The Floating Sensation in Cocteau Twins’ “Little Spacey”

The band Cocteau Twins formed in 1979 in a small town in Scotland: Grangemouth. A surreal place on the coast, filled with cozy homes and cottages, rivers, remnants of stone walls, and a massive, dominating oil refinery. It is no surprise that the sound from a band here would dip so dreamily, as theirs does. The band’s own landscape doesn’t make sense, as it seems so randomly juxtaposed together, so why should their music? Cocteau Twins’ “Little Spacey” ties the band’s essence in a bow and presents itself as an easy example of their style. 

The Band and “Little Spacey”

“Little Spacey” was released on the Cocteau Twins’ 1986 album Victorialand. It was the band’s fifth album, which further cemented their reputation as innovators within music. In the Rolling Stone article, “Dream Team: The Semi-Mysterious Story Behind the Music of ‘Twin Peaks’,” writer and critic Kory Grow accredited the modern, ethereal genre of dream pop with the early 1980s works of Cocteau Twins. 

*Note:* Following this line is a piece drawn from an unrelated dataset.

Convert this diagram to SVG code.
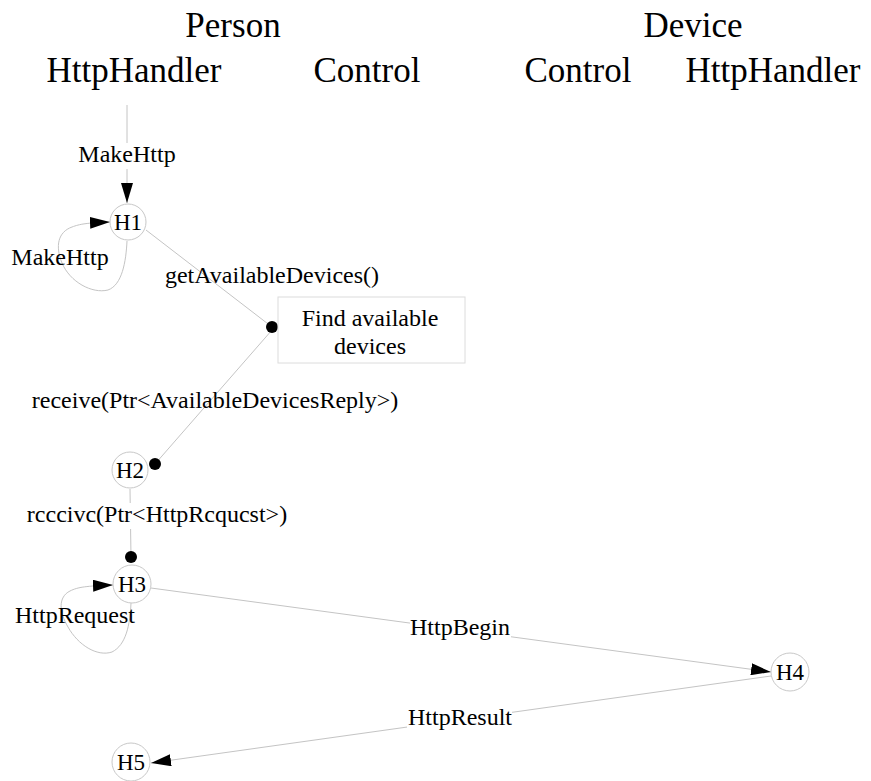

The band pushed the boundaries of this genre and garnered a faithful following all the while. “Little Spacey,” as indicated in its title as a genre piece, did not release to deaf ears. 

The Sound of Cocteau Twins

Trying to describe the Cocteau Twins’ sound is tough. There are not many things similar to them. Not only in regards to other bands, but in music in general. Their sound carries a certain quality of dissonance that few others have attained through sound. Their music leaks a floating sensation in its space, similar to how an astronaut drinks drifting globs of water from the air. 

The Language of Cocteau Twins

Their instrumentals are, of course, reverberated and layered to emulate these feelings. Yet, their mysterious feel also rises from Elizabeth Fraser’s (lead singer of Cocteau Twins) lyrics. Although she sometimes sings in English, she also intertwines her tracks with Gaelic and gibberish. Her gibberish, if you will, pulls from parts of Gaelic, French, and English.

A sense of interconnectedness comes from this accumulation of languages that rises above conventional listening. Because the songs are so woven with many threads of language, the listener’s brain seemingly gives up its attempts to follow the lyrics’ conventional meanings. Leading the mind to simply resort to purely listening, without trying to understand. This simplification of reception sheds the more dominant part of music consumption for listeners, such as following a story or threading a meaning through a singer’s words. For Cocteau Twins, and the audience, it is all about the flow of things, like a gently rolling stream. Allowing for the poetic consumption of their sounds, further culminating into those aforementioned weightless feelings. 

Photo by Elise Bouvet on Unsplash

All in One

These previously mentioned methods and history are all on full display in Cocteau Twins’ track “Little Spacey.” It is reverberated and lyrically confusing. Which is fine, as the band uses these elements to levitate their listener from their beds and immerse them in their surreal soundscapes.

These feelings of dreaminess persist throughout the entire track. There is somewhat of an intro, but the recollection of it quickly fades for the listener, as the dominating qualities of the song take over quickly. Its sounds bounce from side to side in its mixing, creating a sedative experience for the audience. It is unpredictable, yet oddly familiar.

Photo by Hayes Potter on Unsplash

“Little Spacey” runs at three minutes and 25 seconds, however, this time parameter dissolves with how the sound blends into the listener’s mind, as well as how easy it is to repeat. Because the track holds a recurring, prominent sound through its instrumental and early sung vocals, someone could listen to this song for 15 minutes before they realized it was looping. As dreams do, we don’t really know when they end. The same is with this song. “Little Spacey” offers a floating sensation to an audience that few other songs are able to.

What song makes you feel weightless?